Джанг похлопал меня по спине и прошептал: «Молодец», в то время как я повесил трубку, прокручивая в голове состоявшийся разговор. Она что, мне угрожала? Потому что звучала она именно так. Как она поступит? Стоит ли мне переживать? Я попытался не думать о ее словах. У меня было еще много работы.
Сев за компьютер, стоящий по центру отделения интенсивной терапии, я приготовился написать отчет о смерти – официальный медицинский документ, объясняющий, что случилось с пациентом и как мы попытались ему помочь, – но оказался не в состоянии сосредоточиться, потому что не хотел заново переживать неудачную попытку его реанимировать.
Отвернувшись от компьютера, я откинулся на спинку стула.
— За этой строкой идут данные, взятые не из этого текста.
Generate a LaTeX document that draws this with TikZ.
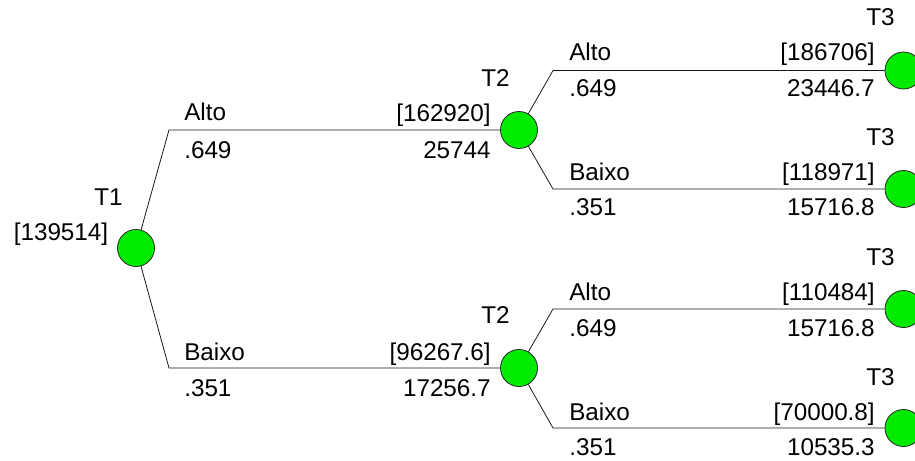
\documentclass[tikz,border=0pt]{standalone}
\usepackage{fontspec}
\setmainfont{Liberation Sans}
\definecolor{nodegreen}{RGB}{0,235,0}
\begin{document}
\begin{tikzpicture}[x=0.75pt,y=-0.75pt,
  chance/.style={circle,draw=black!85,fill=nodegreen,minimum size=27.75pt,inner sep=0pt,line width=0.6pt},
  branch/.style={line width=0.6pt,black!90},
  lbl/.style={font=\fontsize{18.2}{20}\selectfont,inner sep=0pt},
  lw/.style={lbl,anchor=base west},
  le/.style={lbl,anchor=base east}]
\useasboundingbox (0,0) rectangle (915,461);
\clip (0,0) rectangle (915,461);
% chance nodes
\node[chance] (T1) at (136,248) {};
\node[chance] (T2a) at (519,130) {};
\node[chance] (T2b) at (519,368) {};
\node[chance] (T3a) at (903.5,70.5) {};
\node[chance] (T3b) at (903.5,189) {};
\node[chance] (T3c) at (903.5,309) {};
\node[chance] (T3d) at (903.5,428) {};
% corners
\coordinate (c1) at (169,130);
\coordinate (c2) at (169,368);
\coordinate (ca) at (553,70.5);
\coordinate (cb) at (553,189);
\coordinate (cc) at (553,309);
\coordinate (cd) at (553,428);
% branches
\draw[branch] (T1) -- (c1) -- (T2a);
\draw[branch] (T1) -- (c2) -- (T2b);
\draw[branch] (T2a) -- (ca) -- (T3a);
\draw[branch] (T2a) -- (cb) -- (T3b);
\draw[branch] (T2b) -- (cc) -- (T3c);
\draw[branch] (T2b) -- (cd) -- (T3d);
% T1 labels
\node[le] (t1n) at (123,205) {T1};
\node[le] (t1v) at (108.5,240) {[139514]};
% level 1 branch labels
\node[lw] (b1n) at (184,120) {Alto};
\node[lw] (b1p) at (184,158) {.649};
\node[lw] (b2n) at (184,360.5) {Baixo};
\node[lw] (b2p) at (184,396.5) {.351};
% T2 labels
\node[le] (t2an) at (510,86.5) {T2};
\node[le] (t2av) at (491,121) {[162920]};
\node[le] (t2ap) at (491,158) {25744};
\node[le] (t2bn) at (510,323.5) {T2};
\node[le] (t2bv) at (491,360.5) {[96267.6]};
\node[le] (t2bp) at (491,396.5) {17256.7};
% level 2 branch labels
\node[lw] (ban) at (569,60) {Alto};
\node[lw] (bap) at (569,96.5) {.649};
\node[lw] (bbn) at (569,180) {Baixo};
\node[lw] (bbp) at (569,215) {.351};
\node[lw] (bcn) at (569,300) {Alto};
\node[lw] (bcp) at (569,336.5) {.649};
\node[lw] (bdn) at (569,420) {Baixo};
\node[lw] (bdp) at (569,455) {.351};
% T3 labels
\node[le] (t3an) at (895,25) {T3};
\node[le] (t3av) at (875,60) {[186706]};
\node[le] (t3ap) at (875,96.5) {23446.7};
\node[le] (t3bn) at (895,145.5) {T3};
\node[le] (t3bv) at (875,180) {[118971]};
\node[le] (t3bp) at (875,215) {15716.8};
\node[le] (t3cn) at (895,265) {T3};
\node[le] (t3cv) at (875,300) {[110484]};
\node[le] (t3cp) at (875,336.5) {15716.8};
\node[le] (t3dn) at (895,385) {T3};
\node[le] (t3dv) at (875,420) {[70000.8]};
\node[le] (t3dp) at (875,455) {10535.3};
\end{tikzpicture}
\end{document}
Что я скажу Дарби Мастерсон? И что насчет гепатита С? Следовало ли мне рассказать ей и об этом? Разве можно было сваливать столько дерьма на одного человека? «Дарби, ваш муж умер, ах да, кстати, кажется, у него был гепатит». Я проверил свой пейджер: во время СЛР мне пришла почти дюжина сообщений.
Я стал пролистывать пропущенные сообщения – мне было тяжело вернуться к работе, словно ничего не произошло. Именно это, однако, от меня и требовалось. Тот час, что я провел с Дэном Мастерсоном, я совершенно не думал про остальных пациентов в критическом состоянии, и пока я смотрел на пейджер, образовалась очередь из медсестер, которые хотели сообщить мне о происходящем в отделении. У итальянца снова подскочила температура, а у вьетнамки в крови оказалось слишком много углекислого газа. Кислород поступал в ее легкие, но углекислый газ не выводился – этот дисбаланс вскоре мог привести к опасному повышению уровня кислотности крови.
В каком-то смысле родственники пациентов отчасти тоже наши пациенты. Из-за трагических новостей с ними может произойти что угодно.
Я подскочил со стула, в то время как в голове промелькнул ряд уравнений газового состава крови, словно экстренные новости, прерывающие идущую телевизионную программу. Мне нужно было скорректировать подачу воздуха аппаратом ИВЛ, и как можно быстрее.
– Иди подыши воздухом, – сказал Джанг, перехватив меня, когда я подходил к ее палате. – Сделай перерыв.
Я не совсем понимал, почему он остался в отделении интенсивной терапии. Его ждали пациенты на других этажах больницы.
– Я в порядке, – сказал я.
Он улыбнулся и положил мне на грудь свою руку.
– Я знаю, что ты в порядке. Просто отдохни пять минут. Для этого я и остался.
– Я в порядке. Честно, я в порядке.
Он показал на выход:
– Иди.
Я неохотно вышел из отделения, чтобы раздобыть еды и найти место, где ее съесть, и заметил, что мои подмышки промокли от пота. На штанах были темные пятна – скорее всего от крови или какой-то другой физиологической жидкости, когда-то принадлежавшей Дэну Мастерсону, – а меня ждали еще больше десяти часов дежурства и неизвестные испытания, прежде чем я смогу принять душ.
Что миссис Мастерсон имела в виду, сказав: «Я еду, чтобы вас найти»? Таращась, словно в бездну, в стекло торгового автомата несколько минут спустя, я стал мысленно перебирать сотни родственников пациентов, с которыми разговаривал за прошедший год. Они все были такими непредсказуемыми, такими разными. Именно от них я узнал, что Карл Гладстон болел за «Янки», а брат Денис Ландквист был ее лучшим другом. Родственники предоставляли бесценную информацию о жизни наших пациентов, превращая плоские истории о боли в груди в объемные образы для анализа. Питер Ландквист не отходил от кровати Денис и тихонько плакал, наблюдая, как она спит. Любой разговор он начинал с фразы: «Не хочу вас отвлекать, доктор Маккарти, но у меня есть небольшой вопрос по поводу Денис». После чего задавал совершенно не небольшой вопрос, что-нибудь в духе: «Как вы думаете, мы все еще сможем завести детей?» (дети у них еще будут).
Родственники в каком-то смысле тоже становились нашими пациентами. Им нужно было наше время и внимание, и когда мы оказывались не в состоянии им этого дать, ситуация могла быстро выйти из-под контроля. Медицина – сложная штука, и нужно учиться понятно объяснять, при этом не упрощая все слишком сильно, обычным языком описывать происходящее в организме больного. Я целенаправленно старался делать именно так, поэтому меня раздражало, когда другие врачи использовали в разговоре с родственниками пациентов медицинский жаргон. Мне так и хотелось им сказать: «Просто говори как обычный человек. Представь, что ты не врач». Для некоторых, впрочем, это было просто невозможно.